PROBLEM TO WORK ON
Your task is to copy the listing exactly. Drop any pictures from the copy.

GIVEN MATERIAL
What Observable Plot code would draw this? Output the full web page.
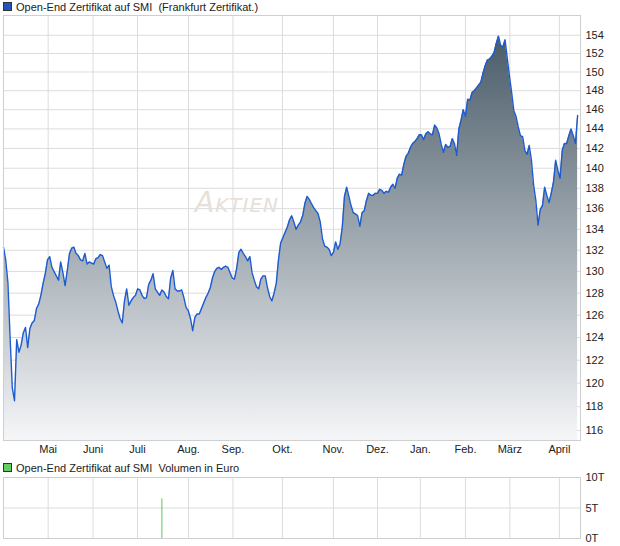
<!DOCTYPE html>
<html><head><meta charset="utf-8">
<script src="https://cdn.jsdelivr.net/npm/d3@7"></script>
<script src="https://cdn.jsdelivr.net/npm/@observablehq/plot@0.6"></script>
<style>
body{margin:0;background:#fff;font-family:"Liberation Sans",Arial,sans-serif;}
#wrap{position:relative;width:620px;height:546px;overflow:hidden}
.leg{position:absolute;left:3px;font-size:11px;color:#222;display:flex;align-items:center;white-space:pre;z-index:2}
.sw{width:7px;height:7px;border:1px solid #333;margin-right:4px;display:inline-block}
#topChart,#botChart{position:absolute;left:0}
</style></head><body>
<div id="wrap">
<div id="topChart" style="top:0"></div>
<div id="botChart" style="top:460px"></div>
<div class="leg" style="top:0px;height:13px"><span class="sw" style="background:#2255bb"></span>Open-End Zertifikat auf SMI  (Frankfurt Zertifikat.)</div>
<div class="leg" style="top:461px;height:13px"><span class="sw" style="background:#66cc66"></span>Open-End Zertifikat auf SMI  Volumen in Euro</div>
</div>
<script>
// Daily closing prices (trading-day index = position in array)
const prices = [
132.3,131.1,129.0,124.0,119.6,118.5,123.8,122.7,123.3,124.4,
124.9,123.1,124.8,125.3,125.5,126.6,127.0,127.8,128.9,129.8,
131.1,131.4,130.4,130.0,129.6,129.2,130.9,129.9,128.7,130.1,
131.7,132.2,132.3,131.7,131.5,131.1,131.0,131.7,130.7,130.9,
130.8,130.7,131.2,131.3,131.6,131.5,130.9,130.3,130.6,128.6,
127.8,127.2,126.4,125.7,125.3,127.3,128.4,126.9,127.3,127.6,
127.8,128.4,128.3,127.8,127.5,127.6,128.8,129.2,129.8,128.4,
128.1,127.8,128.3,128.1,127.7,127.5,129.4,130.1,128.4,128.2,
128.2,128.3,127.6,126.7,126.4,125.7,124.6,125.8,126.1,126.1,
126.6,127.1,127.6,128.0,128.5,129.4,130.0,130.3,130.4,130.2,
130.4,130.5,130.4,129.9,129.4,129.3,130.3,131.8,132.1,131.7,
131.4,131.0,131.4,129.9,129.2,128.6,128.4,129.3,129.6,129.6,
128.5,127.7,127.3,128.0,128.9,131.1,132.7,133.2,133.7,134.2,
134.9,135.3,134.7,134.0,134.4,134.7,135.3,136.5,137.2,136.9,
136.5,136.1,135.8,135.5,134.7,133.1,132.4,132.3,132.1,131.5,
131.8,132.8,132.1,132.6,134.2,137.2,138.1,137.2,136.3,135.6,
135.5,135.3,134.3,135.6,135.8,136.8,137.5,137.3,137.3,137.5,
137.5,137.9,137.8,137.5,137.7,137.6,138.1,138.4,138.0,139.0,
139.4,139.3,140.4,141.2,141.5,142.1,142.5,142.7,143.0,143.4,
143.4,142.9,143.5,143.7,143.5,143.4,144.4,144.1,143.5,142.4,
141.6,142.4,142.1,142.2,143.0,142.5,141.3,144.0,144.9,146.0,
145.3,147.1,147.0,147.8,148.0,148.3,148.6,148.9,149.9,150.7,
151.3,151.4,151.7,152.1,153.1,153.9,152.9,152.7,153.5,151.5,
149.6,147.8,145.9,145.3,144.2,143.3,143.2,141.8,141.4,142.3,
140.8,138.3,136.8,134.4,135.9,136.3,138.1,137.3,136.6,137.5,
138.6,140.8,139.8,139.0,141.8,142.5,142.5,143.3,144.0,143.3,
142.5,145.4
];
// Month starts (trading-day index) and labels
const monthPos = [20.3,40.7,60.9,84.1,104.3,126.8,150,170,189.5,210,230.2,252.7];
const monthLabels = ["Mai","Juni","Juli","Aug.","Sep.","Okt.","Nov.","Dez.","Jan.","Feb.","März","April"];
const priceTicks = [116,118,120,122,124,126,128,130,132,134,136,138,140,142,144,146,148,150,152,154];
// Volume (Euro)
const volDay = [72];
const volValue = [6500];
const volTicks = [0,5000,10000];
const volTickLabels = ["0T","5T","10T"];

const data = prices.map((v,i)=>({d:i, v}));
const vol = volDay.map((d,i)=>({d, v: volValue[i]}));
const xDomain = [0, 262.3];
const yLo = 115.17, yHi = 156.2;
const fmtMonth = d => monthLabels[monthPos.indexOf(d)];
const font = {fontFamily:"'Liberation Sans', Arial, sans-serif", fontSize:"11px", color:"#222", background:"transparent", overflow:"visible"};

const gradient = () => {
  const defs = document.createElementNS("http://www.w3.org/2000/svg","defs");
  defs.innerHTML = `<linearGradient id="fillg" x1="0" y1="0" x2="0" y2="1"><stop offset="0" stop-color="#4a5c69"/><stop offset="1" stop-color="#f5f6f8"/></linearGradient>`;
  return defs;
};

const topPlot = Plot.plot({
  width: 620, height: 460,
  marginTop: 15, marginBottom: 20, marginLeft: 3, marginRight: 40,
  style: font,
  x: {domain: xDomain, axis: null, label: null},
  y: {type: "log", domain: [yLo, yHi], axis: null, label: null},
  marks: [
    gradient,
    Plot.gridX(monthPos, {stroke: "#dcdcdc", strokeOpacity: 1}),
    Plot.gridY(priceTicks, {stroke: "#dcdcdc", strokeOpacity: 1}),
    Plot.text(["AKTIEN"], {frameAnchor: "middle", dx: -55, dy: -22, fill: "#e6e0d8", fontSize: 20, fontStyle: "italic", fontFamily: "'DejaVu Sans', sans-serif",
      render: (index, scales, values, dims, context, next) => {
        const g = next(index, scales, values, dims, context);
        g.querySelectorAll("text").forEach(t => {
          t.textContent = "";
          const ns = "http://www.w3.org/2000/svg";
          const a = document.createElementNS(ns, "tspan"); a.setAttribute("font-size", "28"); a.textContent = "A";
          const b = document.createElementNS(ns, "tspan"); b.textContent = "KTIEN";
          t.appendChild(a); t.appendChild(b);
          t.setAttribute("letter-spacing", "1");
        });
        return g;
      }}),
    Plot.areaY(data, {x: "d", y1: () => yLo, y2: "v", fill: "url(#fillg)"}),
    Plot.lineY(data, {x: "d", y: "v", stroke: "#1d5bd0", strokeWidth: 1.4}),
    Plot.frame({stroke: "#cfcfcf"}),
    Plot.axisX(monthPos, {anchor: "bottom", tickSize: 0, tickPadding: 5, tickFormat: fmtMonth, fill: "#222", label: null}),
    Plot.axisY(priceTicks, {anchor: "right", tickSize: 0, tickPadding: 5, fill: "#222", tickFormat: d => String(d), label: null})
  ]
});
document.getElementById("topChart").appendChild(topPlot);

const botPlot = Plot.plot({
  width: 620, height: 86,
  marginTop: 17, marginBottom: 8, marginLeft: 3, marginRight: 40,
  style: font,
  x: {domain: xDomain, axis: null, label: null},
  y: {domain: [0, 10000], axis: null, label: null},
  marks: [
    Plot.gridX(monthPos, {stroke: "#dcdcdc", strokeOpacity: 1}),
    Plot.gridY([volTicks[1]], {stroke: "#dcdcdc", strokeOpacity: 1}),
    Plot.ruleX(vol, {x: "d", y1: 0, y2: "v", stroke: "#55cc55", strokeWidth: 1}),
    Plot.frame({stroke: "#cfcfcf"}),
    Plot.axisY(volTicks, {anchor: "right", tickSize: 0, tickPadding: 5, fill: "#222", label: null, tickFormat: d => volTickLabels[volTicks.indexOf(d)]})
  ]
});
document.getElementById("botChart").appendChild(botPlot);
</script>
</body></html>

RESULT FOR THIS TASK
What Observable Plot code would draw this? Output the full web page.
<!DOCTYPE html>
<html><head><meta charset="utf-8">
<script src="https://cdn.jsdelivr.net/npm/d3@7"></script>
<script src="https://cdn.jsdelivr.net/npm/@observablehq/plot@0.6"></script>
<style>
body{margin:0;background:#fff;font-family:"Liberation Sans",Arial,sans-serif;}
#wrap{position:relative;width:620px;height:546px;overflow:hidden}
.leg{position:absolute;left:3px;font-size:11px;color:#222;display:flex;align-items:center;white-space:pre;z-index:2}
.sw{width:7px;height:7px;border:1px solid #333;margin-right:4px;display:inline-block}
#topChart,#botChart{position:absolute;left:0}
</style></head><body>
<div id="wrap">
<div id="topChart" style="top:0"></div>
<div id="botChart" style="top:460px"></div>
<div class="leg" style="top:0px;height:13px"><span class="sw" style="background:#2255bb"></span>Open-End Zertifikat auf SMI  (Frankfurt Zertifikat.)</div>
<div class="leg" style="top:461px;height:13px"><span class="sw" style="background:#66cc66"></span>Open-End Zertifikat auf SMI  Volumen in Euro</div>
</div>
<script>
// Daily closing prices (trading-day index = position in array)
const prices = [
132.3,131.1,129.0,124.0,119.6,118.5,123.8,122.7,123.3,124.4,
124.9,123.1,124.8,125.3,125.5,126.6,127.0,127.8,128.9,129.8,
131.1,131.4,130.4,130.0,129.6,129.2,130.9,129.9,128.7,130.1,
131.7,132.2,132.3,131.7,131.5,131.1,131.0,131.7,130.7,130.9,
130.8,130.7,131.2,131.3,131.6,131.5,130.9,130.3,130.6,128.6,
127.8,127.2,126.4,125.7,125.3,127.3,128.4,126.9,127.3,127.6,
127.8,128.4,128.3,127.8,127.5,127.6,128.8,129.2,129.8,128.4,
128.1,127.8,128.3,128.1,127.7,127.5,129.4,130.1,128.4,128.2,
128.2,128.3,127.6,126.7,126.4,125.7,124.6,125.8,126.1,126.1,
126.6,127.1,127.6,128.0,128.5,129.4,130.0,130.3,130.4,130.2,
130.4,130.5,130.4,129.9,129.4,129.3,130.3,131.8,132.1,131.7,
131.4,131.0,131.4,129.9,129.2,128.6,128.4,129.3,129.6,129.6,
128.5,127.7,127.3,128.0,128.9,131.1,132.7,133.2,133.7,134.2,
134.9,135.3,134.7,134.0,134.4,134.7,135.3,136.5,137.2,136.9,
136.5,136.1,135.8,135.5,134.7,133.1,132.4,132.3,132.1,131.5,
131.8,132.8,132.1,132.6,134.2,137.2,138.1,137.2,136.3,135.6,
135.5,135.3,134.3,135.6,135.8,136.8,137.5,137.3,137.3,137.5,
137.5,137.9,137.8,137.5,137.7,137.6,138.1,138.4,138.0,139.0,
139.4,139.3,140.4,141.2,141.5,142.1,142.5,142.7,143.0,143.4,
143.4,142.9,143.5,143.7,143.5,143.4,144.4,144.1,143.5,142.4,
141.6,142.4,142.1,142.2,143.0,142.5,141.3,144.0,144.9,146.0,
145.3,147.1,147.0,147.8,148.0,148.3,148.6,148.9,149.9,150.7,
151.3,151.4,151.7,152.1,153.1,153.9,152.9,152.7,153.5,151.5,
149.6,147.8,145.9,145.3,144.2,143.3,143.2,141.8,141.4,142.3,
140.8,138.3,136.8,134.4,135.9,136.3,138.1,137.3,136.6,137.5,
138.6,140.8,139.8,139.0,141.8,142.5,142.5,143.3,144.0,143.3,
142.5,145.4
];
// Month starts (trading-day index) and labels
const monthPos = [20.3,40.7,60.9,84.1,104.3,126.8,150,170,189.5,210,230.2,252.7];
const monthLabels = ["Mai","Juni","Juli","Aug.","Sep.","Okt.","Nov.","Dez.","Jan.","Feb.","März","April"];
const priceTicks = [116,118,120,122,124,126,128,130,132,134,136,138,140,142,144,146,148,150,152,154];
// Volume (Euro)
const volDay = [72];
const volValue = [6500];
const volTicks = [0,5000,10000];
const volTickLabels = ["0T","5T","10T"];

const data = prices.map((v,i)=>({d:i, v}));
const vol = volDay.map((d,i)=>({d, v: volValue[i]}));
const xDomain = [0, 262.3];
const yLo = 115.17, yHi = 156.2;
const fmtMonth = d => monthLabels[monthPos.indexOf(d)];
const font = {fontFamily:"'Liberation Sans', Arial, sans-serif", fontSize:"11px", color:"#222", background:"transparent", overflow:"visible"};

const gradient = () => {
  const defs = document.createElementNS("http://www.w3.org/2000/svg","defs");
  defs.innerHTML = `<linearGradient id="fillg" x1="0" y1="0" x2="0" y2="1"><stop offset="0" stop-color="#4a5c69"/><stop offset="1" stop-color="#f5f6f8"/></linearGradient>`;
  return defs;
};

const topPlot = Plot.plot({
  width: 620, height: 460,
  marginTop: 15, marginBottom: 20, marginLeft: 3, marginRight: 40,
  style: font,
  x: {domain: xDomain, axis: null, label: null},
  y: {type: "log", domain: [yLo, yHi], axis: null, label: null},
  marks: [
    gradient,
    Plot.gridX(monthPos, {stroke: "#dcdcdc", strokeOpacity: 1}),
    Plot.gridY(priceTicks, {stroke: "#dcdcdc", strokeOpacity: 1}),
    Plot.text(["AKTIEN"], {frameAnchor: "middle", dx: -55, dy: -22, fill: "#e6e0d8", fontSize: 20, fontStyle: "italic", fontFamily: "'DejaVu Sans', sans-serif",
      render: (index, scales, values, dims, context, next) => {
        const g = next(index, scales, values, dims, context);
        g.querySelectorAll("text").forEach(t => {
          t.textContent = "";
          const ns = "http://www.w3.org/2000/svg";
          const a = document.createElementNS(ns, "tspan"); a.setAttribute("font-size", "28"); a.textContent = "A";
          const b = document.createElementNS(ns, "tspan"); b.textContent = "KTIEN";
          t.appendChild(a); t.appendChild(b);
          t.setAttribute("letter-spacing", "1");
        });
        return g;
      }}),
    Plot.areaY(data, {x: "d", y1: () => yLo, y2: "v", fill: "url(#fillg)"}),
    Plot.lineY(data, {x: "d", y: "v", stroke: "#1d5bd0", strokeWidth: 1.4}),
    Plot.frame({stroke: "#cfcfcf"}),
    Plot.axisX(monthPos, {anchor: "bottom", tickSize: 0, tickPadding: 5, tickFormat: fmtMonth, fill: "#222", label: null}),
    Plot.axisY(priceTicks, {anchor: "right", tickSize: 0, tickPadding: 5, fill: "#222", tickFormat: d => String(d), label: null})
  ]
});
document.getElementById("topChart").appendChild(topPlot);

const botPlot = Plot.plot({
  width: 620, height: 86,
  marginTop: 17, marginBottom: 8, marginLeft: 3, marginRight: 40,
  style: font,
  x: {domain: xDomain, axis: null, label: null},
  y: {domain: [0, 10000], axis: null, label: null},
  marks: [
    Plot.gridX(monthPos, {stroke: "#dcdcdc", strokeOpacity: 1}),
    Plot.gridY([volTicks[1]], {stroke: "#dcdcdc", strokeOpacity: 1}),
    Plot.ruleX(vol, {x: "d", y1: 0, y2: "v", stroke: "#55cc55", strokeWidth: 1}),
    Plot.frame({stroke: "#cfcfcf"}),
    Plot.axisY(volTicks, {anchor: "right", tickSize: 0, tickPadding: 5, fill: "#222", label: null, tickFormat: d => volTickLabels[volTicks.indexOf(d)]})
  ]
});
document.getElementById("botChart").appendChild(botPlot);
</script>
</body></html>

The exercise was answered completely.